SUNRAYSIA growers are confident their concerns over the health of the Murray River will be heard when they converge on Federal Parliament next week.
Growers from the northern Victorian irrigation communities will join other irrigators from throughout the Murray-Darling Basin in a convoy to the nation’s capital on Monday and Tuesday in a combined effort to highlight the failure of the Murray Darling Basin Plan.
They will hold a vigil on the steps of Parliament House and call for the plan to be scrapped before it causes too much damage.
Sunraysia Citrus Growers’ chairman Kevin Cock on Friday said irrigators feared the Murray River would suffer the same fate as the dry Darling River in New South Wales unless there is change.
“We’ve already had people saying, ‘gee, look at the river, that is horrendous’,” Mr Cock said.
“The Chaffeys would be turning over in their graves if they saw what was going on in this community,” he said.
“They had the water situation sorted out and that’s what the town grew on and now it’s being dismantled.
“You look at the water now and it’s turned green in the past two days.
“I fish in it, I swim in it, I boat in it, I live in it … I’ve lived here all my life and I’ve watched it go backwards under whatever plan they’ve got.”
Mr Cock said that while a royal commission into the water crisis might fix the problems, farmers could not wait that long.

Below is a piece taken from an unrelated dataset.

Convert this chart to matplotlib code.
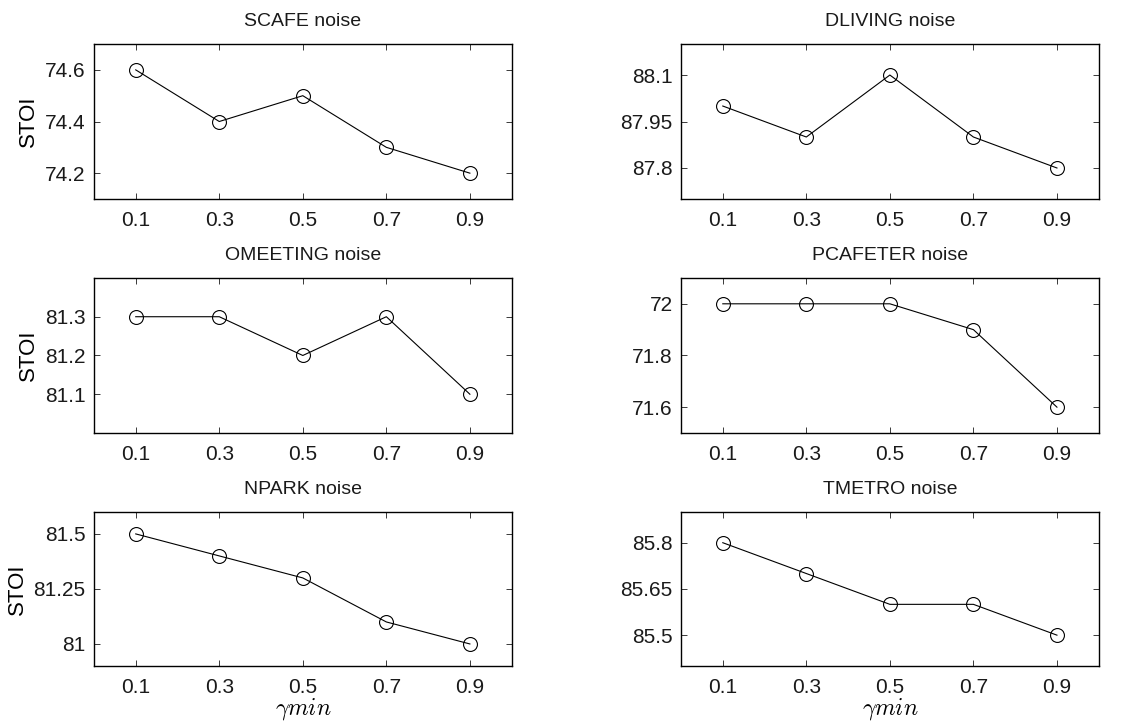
import matplotlib
matplotlib.use("Agg")
import matplotlib.pyplot as plt

plt.rcParams["font.family"] = ["Liberation Sans", "DejaVu Sans"]
plt.rcParams["mathtext.fontset"] = "cm"

gamma = [0.1, 0.3, 0.5, 0.7, 0.9]

titles = ["SCAFE noise", "DLIVING noise", "OMEETING noise",
          "PCAFETER noise", "NPARK noise", "TMETRO noise"]
scafe = [74.6, 74.4, 74.5, 74.3, 74.2]
dliving = [88.0, 87.9, 88.1, 87.9, 87.8]
omeeting = [81.3, 81.3, 81.2, 81.3, 81.1]
pcafeter = [72.0, 72.0, 72.0, 71.9, 71.6]
npark = [81.5, 81.4, 81.3, 81.1, 81.0]
tmetro = [85.8, 85.7, 85.6, 85.6, 85.5]
series = [scafe, dliving, omeeting, pcafeter, npark, tmetro]

yticks = [[74.2, 74.4, 74.6], [87.8, 87.95, 88.1], [81.1, 81.2, 81.3],
          [71.6, 71.8, 72.0], [81.0, 81.25, 81.5], [85.5, 85.65, 85.8]]
yticklabels = [["74.2", "74.4", "74.6"], ["87.8", "87.95", "88.1"],
               ["81.1", "81.2", "81.3"], ["71.6", "71.8", "72"],
               ["81", "81.25", "81.5"], ["85.5", "85.65", "85.8"]]
ylims = [(74.1, 74.7), (87.7, 88.2), (81.0, 81.4),
         (71.5, 72.1), (80.9, 81.6), (85.4, 85.9)]

fig = plt.figure(figsize=(11.32, 7.22), dpi=100)

lefts = [0.083, 0.6016]
width = 0.369
rows = [(0.7244, 0.2146), (0.4003, 0.2147), (0.0776, 0.2134)]

for i in range(6):
    r, c = divmod(i, 2)
    bottom, height = rows[r]
    ax = fig.add_axes([lefts[c], bottom, width, height])
    ax.plot(gamma, series[i], color="black", lw=0.8, marker="o",
            markersize=10, markerfacecolor="none", markeredgewidth=0.8)
    ax.set_xlim(0, 1)
    ax.set_ylim(*ylims[i])
    ax.set_xticks(gamma)
    ax.set_xticklabels(["0.1", "0.3", "0.5", "0.7", "0.9"])
    ax.set_yticks(yticks[i])
    ax.set_yticklabels(yticklabels[i])
    ax.tick_params(direction="in", top=True, right=True, length=4,
                   width=0.6, labelsize=15, colors="#1a1a1a")
    ax.tick_params(axis="x", pad=9)
    ax.tick_params(axis="y", pad=6)
    for s in ax.spines.values():
        s.set_linewidth(1.0)
    ax.set_title(titles[i], fontsize=14, pad=13, color="#1a1a1a")
    if c == 0:
        ax.set_ylabel("STOI", fontsize=16, labelpad=4)
    if r == 2:
        ax.set_xlabel(r"$\gamma min$", fontsize=17, labelpad=-1)

fig.savefig("out.png", dpi=100)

“The Murray Darling Basin ‘dream team’ will shut the river down and we’re going to end up with blue green algae which will affect our tourism,” he said.
“Wentworth was one of the original sites for Canberra, so they made a mistake right at the start, they should have put it there and then they would be concerned about the rivers.
“They would be sitting on top of the mess that they’ve made and they’d make a change.”
Mr Cock said the convoy to Canberra had received support “across the board” from growers, processors, packers and others industry-wide.
“It’s been overwhelming,” he said.
“Company CEOs tell me they are really worried about their businesses when there isn’t product throughput and the price of produce is rising because costs are also rising and that then hits everyone.
“There’s a massive amount of buses and people going to Canberra and I’m still getting people from outside the community saying ‘can we come?’.”
Mr Cock said politicians would be invited at attend a breakfast Monday morning to hear the concerns of those in the convoy.
“If they don’t come out there then we know they’re not interested,” he said.